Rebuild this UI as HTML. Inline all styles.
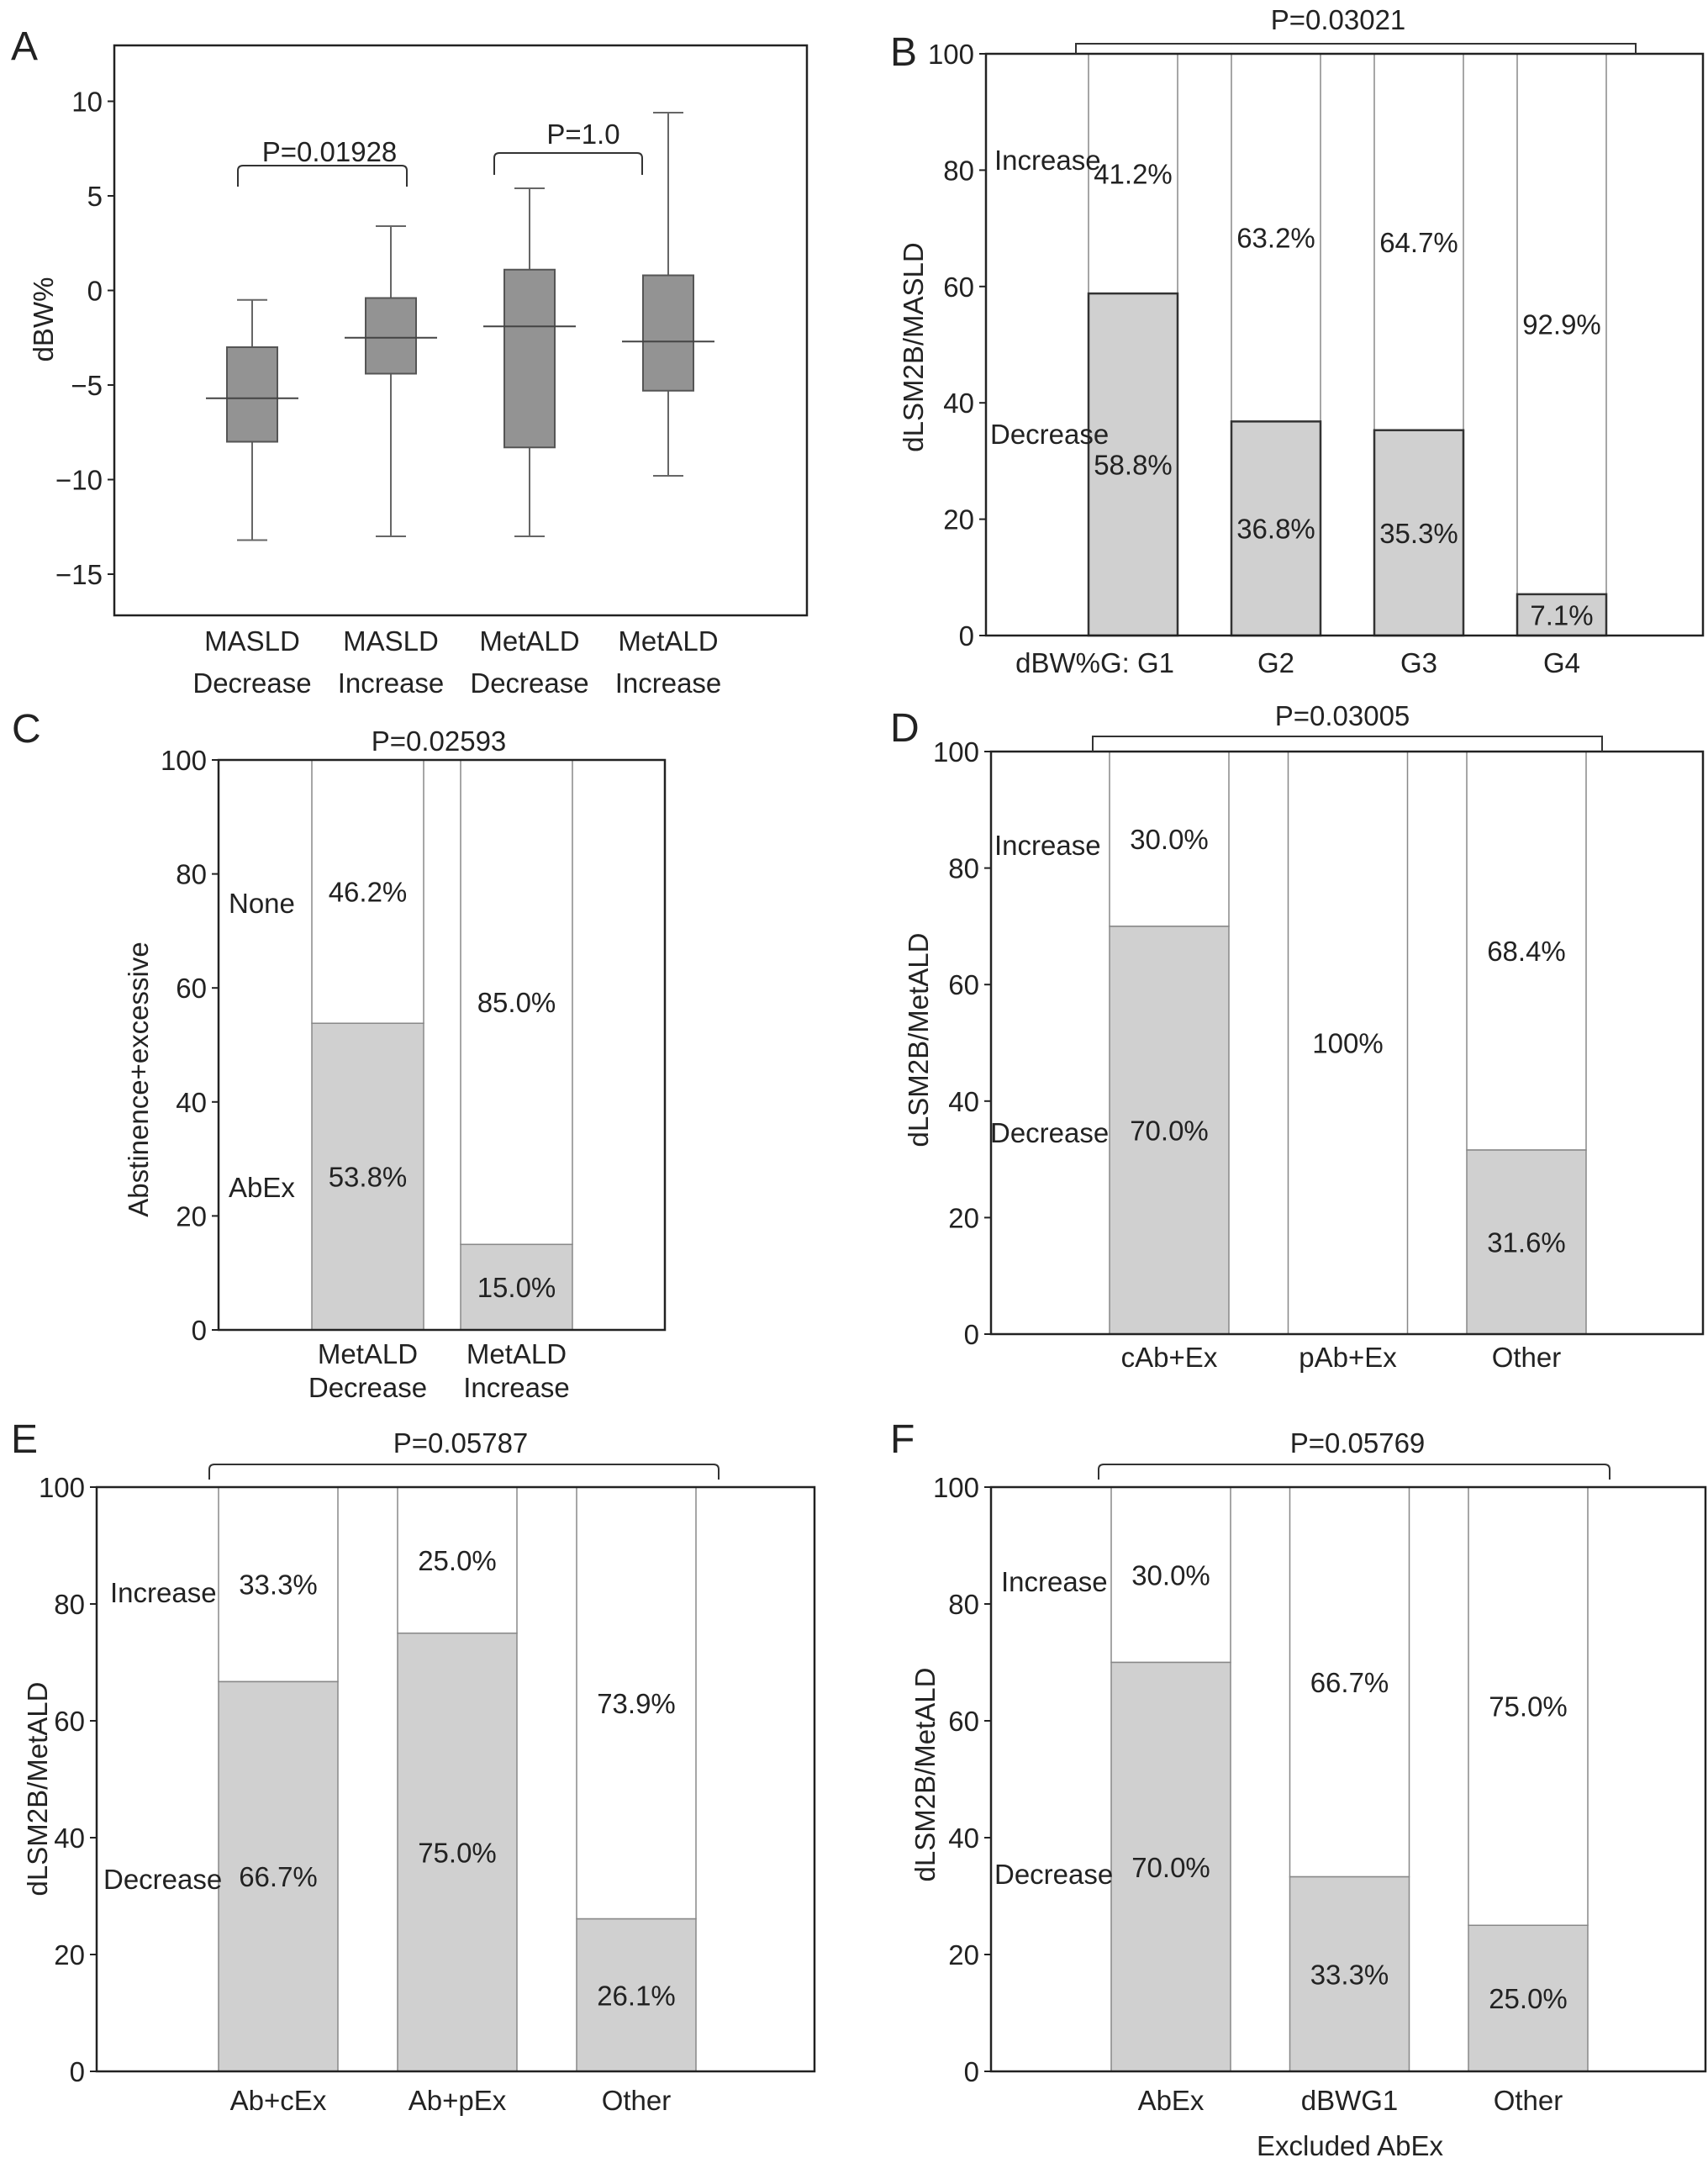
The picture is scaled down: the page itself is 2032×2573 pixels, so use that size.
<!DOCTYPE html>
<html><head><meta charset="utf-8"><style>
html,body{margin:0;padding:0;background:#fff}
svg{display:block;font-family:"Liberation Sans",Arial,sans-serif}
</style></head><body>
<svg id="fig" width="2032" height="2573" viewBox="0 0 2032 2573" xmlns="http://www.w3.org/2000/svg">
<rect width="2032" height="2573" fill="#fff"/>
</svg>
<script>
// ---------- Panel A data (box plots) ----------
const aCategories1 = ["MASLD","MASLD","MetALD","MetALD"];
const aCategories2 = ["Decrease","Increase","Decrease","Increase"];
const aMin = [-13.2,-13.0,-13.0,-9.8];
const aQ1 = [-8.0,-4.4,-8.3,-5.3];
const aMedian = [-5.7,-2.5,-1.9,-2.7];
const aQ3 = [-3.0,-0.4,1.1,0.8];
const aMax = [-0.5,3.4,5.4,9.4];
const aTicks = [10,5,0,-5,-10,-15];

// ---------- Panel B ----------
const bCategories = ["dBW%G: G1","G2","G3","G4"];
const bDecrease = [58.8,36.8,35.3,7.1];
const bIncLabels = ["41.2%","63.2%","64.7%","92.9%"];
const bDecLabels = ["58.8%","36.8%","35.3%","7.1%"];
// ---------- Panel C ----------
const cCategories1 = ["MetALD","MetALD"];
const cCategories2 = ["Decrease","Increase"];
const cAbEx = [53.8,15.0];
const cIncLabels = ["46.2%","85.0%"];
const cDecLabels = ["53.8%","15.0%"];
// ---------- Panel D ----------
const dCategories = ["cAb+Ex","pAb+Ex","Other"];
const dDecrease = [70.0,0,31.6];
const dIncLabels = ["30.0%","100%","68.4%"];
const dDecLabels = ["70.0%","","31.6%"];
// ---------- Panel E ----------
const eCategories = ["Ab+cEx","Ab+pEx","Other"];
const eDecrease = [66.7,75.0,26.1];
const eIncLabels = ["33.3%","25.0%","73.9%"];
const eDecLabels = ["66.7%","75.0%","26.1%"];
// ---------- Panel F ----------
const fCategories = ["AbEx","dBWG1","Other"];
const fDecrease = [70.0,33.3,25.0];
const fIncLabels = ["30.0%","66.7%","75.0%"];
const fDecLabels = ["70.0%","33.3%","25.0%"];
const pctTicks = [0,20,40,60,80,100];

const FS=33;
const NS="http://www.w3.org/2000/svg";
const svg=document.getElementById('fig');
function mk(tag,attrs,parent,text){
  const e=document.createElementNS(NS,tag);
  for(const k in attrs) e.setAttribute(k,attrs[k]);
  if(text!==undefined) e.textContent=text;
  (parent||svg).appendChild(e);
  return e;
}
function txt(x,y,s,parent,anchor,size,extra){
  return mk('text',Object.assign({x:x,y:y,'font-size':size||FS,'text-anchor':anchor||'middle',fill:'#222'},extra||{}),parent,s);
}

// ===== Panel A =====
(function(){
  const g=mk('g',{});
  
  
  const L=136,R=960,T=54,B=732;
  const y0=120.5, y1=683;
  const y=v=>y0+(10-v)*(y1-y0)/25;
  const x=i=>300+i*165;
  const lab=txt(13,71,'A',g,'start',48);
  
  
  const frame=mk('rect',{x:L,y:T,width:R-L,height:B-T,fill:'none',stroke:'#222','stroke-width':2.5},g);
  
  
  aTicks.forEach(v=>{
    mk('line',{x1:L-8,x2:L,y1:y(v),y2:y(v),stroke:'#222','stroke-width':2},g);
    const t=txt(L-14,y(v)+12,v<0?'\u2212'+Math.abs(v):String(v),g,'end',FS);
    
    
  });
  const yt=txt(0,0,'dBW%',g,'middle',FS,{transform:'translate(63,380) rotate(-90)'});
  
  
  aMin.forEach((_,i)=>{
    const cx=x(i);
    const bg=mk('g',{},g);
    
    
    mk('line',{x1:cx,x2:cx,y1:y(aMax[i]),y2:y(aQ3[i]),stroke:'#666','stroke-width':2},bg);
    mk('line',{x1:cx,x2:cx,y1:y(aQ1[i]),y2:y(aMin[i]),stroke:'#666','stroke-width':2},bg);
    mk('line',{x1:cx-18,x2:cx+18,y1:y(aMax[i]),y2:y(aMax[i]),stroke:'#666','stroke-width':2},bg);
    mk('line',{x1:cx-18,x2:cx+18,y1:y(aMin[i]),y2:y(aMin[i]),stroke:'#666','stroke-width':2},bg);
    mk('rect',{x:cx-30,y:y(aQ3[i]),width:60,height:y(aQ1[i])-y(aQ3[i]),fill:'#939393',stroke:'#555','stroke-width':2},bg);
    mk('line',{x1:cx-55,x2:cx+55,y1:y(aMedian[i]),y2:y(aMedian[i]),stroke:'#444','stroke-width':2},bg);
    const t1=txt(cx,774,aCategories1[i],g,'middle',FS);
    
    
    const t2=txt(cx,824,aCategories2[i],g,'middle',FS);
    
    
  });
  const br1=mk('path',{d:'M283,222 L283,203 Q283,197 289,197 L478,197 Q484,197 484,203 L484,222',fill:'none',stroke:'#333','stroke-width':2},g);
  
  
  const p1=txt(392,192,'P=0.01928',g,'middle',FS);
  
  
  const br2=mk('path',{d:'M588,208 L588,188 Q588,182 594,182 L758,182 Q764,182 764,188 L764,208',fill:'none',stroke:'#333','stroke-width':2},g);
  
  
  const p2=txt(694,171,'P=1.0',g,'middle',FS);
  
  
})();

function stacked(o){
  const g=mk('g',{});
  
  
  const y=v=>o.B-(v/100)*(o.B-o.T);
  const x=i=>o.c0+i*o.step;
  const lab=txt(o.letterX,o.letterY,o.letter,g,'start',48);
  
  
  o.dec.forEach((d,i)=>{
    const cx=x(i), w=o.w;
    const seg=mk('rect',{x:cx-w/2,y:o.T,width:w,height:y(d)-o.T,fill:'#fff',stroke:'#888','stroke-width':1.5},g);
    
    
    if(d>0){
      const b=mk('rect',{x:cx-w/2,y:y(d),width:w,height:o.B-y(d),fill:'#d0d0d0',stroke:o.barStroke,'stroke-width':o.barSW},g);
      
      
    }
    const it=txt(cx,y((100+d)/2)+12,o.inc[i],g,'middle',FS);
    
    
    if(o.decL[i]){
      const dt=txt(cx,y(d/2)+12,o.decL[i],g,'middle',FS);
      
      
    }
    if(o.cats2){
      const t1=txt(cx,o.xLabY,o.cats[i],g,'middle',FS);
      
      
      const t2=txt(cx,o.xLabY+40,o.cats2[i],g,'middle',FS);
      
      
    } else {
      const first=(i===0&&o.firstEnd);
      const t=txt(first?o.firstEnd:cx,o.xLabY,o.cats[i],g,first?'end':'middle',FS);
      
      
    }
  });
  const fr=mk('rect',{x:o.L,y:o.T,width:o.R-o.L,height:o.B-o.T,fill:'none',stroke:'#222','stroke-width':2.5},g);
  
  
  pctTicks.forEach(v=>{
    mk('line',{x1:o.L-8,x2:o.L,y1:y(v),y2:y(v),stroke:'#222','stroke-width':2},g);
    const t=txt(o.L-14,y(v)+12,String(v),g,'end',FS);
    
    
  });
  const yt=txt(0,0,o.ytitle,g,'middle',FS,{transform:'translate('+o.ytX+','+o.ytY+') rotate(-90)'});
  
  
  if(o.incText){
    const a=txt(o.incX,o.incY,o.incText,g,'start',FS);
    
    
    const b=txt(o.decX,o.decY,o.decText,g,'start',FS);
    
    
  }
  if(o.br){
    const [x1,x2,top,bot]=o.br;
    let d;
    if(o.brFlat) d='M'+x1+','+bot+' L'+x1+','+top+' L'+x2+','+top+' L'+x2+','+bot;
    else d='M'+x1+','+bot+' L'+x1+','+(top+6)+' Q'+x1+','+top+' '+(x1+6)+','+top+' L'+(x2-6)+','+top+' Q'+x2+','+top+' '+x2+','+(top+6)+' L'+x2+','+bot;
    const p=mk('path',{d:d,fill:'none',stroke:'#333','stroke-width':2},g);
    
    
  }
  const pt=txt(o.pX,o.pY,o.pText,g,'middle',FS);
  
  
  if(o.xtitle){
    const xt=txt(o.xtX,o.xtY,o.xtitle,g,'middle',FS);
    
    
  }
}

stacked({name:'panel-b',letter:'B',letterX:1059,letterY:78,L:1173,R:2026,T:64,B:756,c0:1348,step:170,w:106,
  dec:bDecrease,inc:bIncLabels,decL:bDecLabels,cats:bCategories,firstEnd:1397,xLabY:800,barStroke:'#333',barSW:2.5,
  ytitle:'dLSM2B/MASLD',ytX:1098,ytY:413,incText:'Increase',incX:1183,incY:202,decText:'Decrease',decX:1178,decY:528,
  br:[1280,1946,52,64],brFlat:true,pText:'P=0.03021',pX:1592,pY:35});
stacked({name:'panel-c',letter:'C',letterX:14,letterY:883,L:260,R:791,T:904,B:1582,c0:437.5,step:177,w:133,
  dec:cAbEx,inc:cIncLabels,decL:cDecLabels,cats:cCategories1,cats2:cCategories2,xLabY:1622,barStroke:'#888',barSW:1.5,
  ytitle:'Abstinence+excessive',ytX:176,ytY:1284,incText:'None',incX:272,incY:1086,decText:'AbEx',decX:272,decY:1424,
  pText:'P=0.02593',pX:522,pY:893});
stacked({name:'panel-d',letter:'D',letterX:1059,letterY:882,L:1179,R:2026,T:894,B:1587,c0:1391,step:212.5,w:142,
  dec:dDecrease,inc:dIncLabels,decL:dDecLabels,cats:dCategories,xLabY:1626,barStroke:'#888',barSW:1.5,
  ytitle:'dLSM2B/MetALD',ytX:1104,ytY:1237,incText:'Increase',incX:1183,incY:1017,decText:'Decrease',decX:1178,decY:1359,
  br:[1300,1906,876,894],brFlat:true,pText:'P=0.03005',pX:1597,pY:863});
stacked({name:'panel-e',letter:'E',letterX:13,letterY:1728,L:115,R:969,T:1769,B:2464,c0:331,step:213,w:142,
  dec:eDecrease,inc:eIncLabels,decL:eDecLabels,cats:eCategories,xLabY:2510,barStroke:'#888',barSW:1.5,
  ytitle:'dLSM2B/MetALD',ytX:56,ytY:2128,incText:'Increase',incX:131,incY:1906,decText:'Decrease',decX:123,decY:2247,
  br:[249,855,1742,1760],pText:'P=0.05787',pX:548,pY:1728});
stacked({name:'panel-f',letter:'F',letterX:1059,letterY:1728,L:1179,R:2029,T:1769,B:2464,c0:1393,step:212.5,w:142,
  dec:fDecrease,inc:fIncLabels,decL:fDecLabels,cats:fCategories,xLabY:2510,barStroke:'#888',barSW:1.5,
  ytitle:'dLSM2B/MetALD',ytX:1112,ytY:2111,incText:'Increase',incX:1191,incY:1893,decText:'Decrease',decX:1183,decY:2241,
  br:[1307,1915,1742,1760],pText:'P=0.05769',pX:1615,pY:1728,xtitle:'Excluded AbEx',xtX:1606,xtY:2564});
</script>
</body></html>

::::::::

Repeat only what lies between the start of the data and the end of the line containing "const aTicks = [10,5,0,-5,-10,-15];", exactly, with pictures left out.

Full answer -
Rebuild this UI as HTML. Inline all styles.
The picture is scaled down: the page itself is 2032×2573 pixels, so use that size.
<!DOCTYPE html>
<html><head><meta charset="utf-8"><style>
html,body{margin:0;padding:0;background:#fff}
svg{display:block;font-family:"Liberation Sans",Arial,sans-serif}
</style></head><body>
<svg id="fig" width="2032" height="2573" viewBox="0 0 2032 2573" xmlns="http://www.w3.org/2000/svg">
<rect width="2032" height="2573" fill="#fff"/>
</svg>
<script>
// ---------- Panel A data (box plots) ----------
const aCategories1 = ["MASLD","MASLD","MetALD","MetALD"];
const aCategories2 = ["Decrease","Increase","Decrease","Increase"];
const aMin = [-13.2,-13.0,-13.0,-9.8];
const aQ1 = [-8.0,-4.4,-8.3,-5.3];
const aMedian = [-5.7,-2.5,-1.9,-2.7];
const aQ3 = [-3.0,-0.4,1.1,0.8];
const aMax = [-0.5,3.4,5.4,9.4];
const aTicks = [10,5,0,-5,-10,-15];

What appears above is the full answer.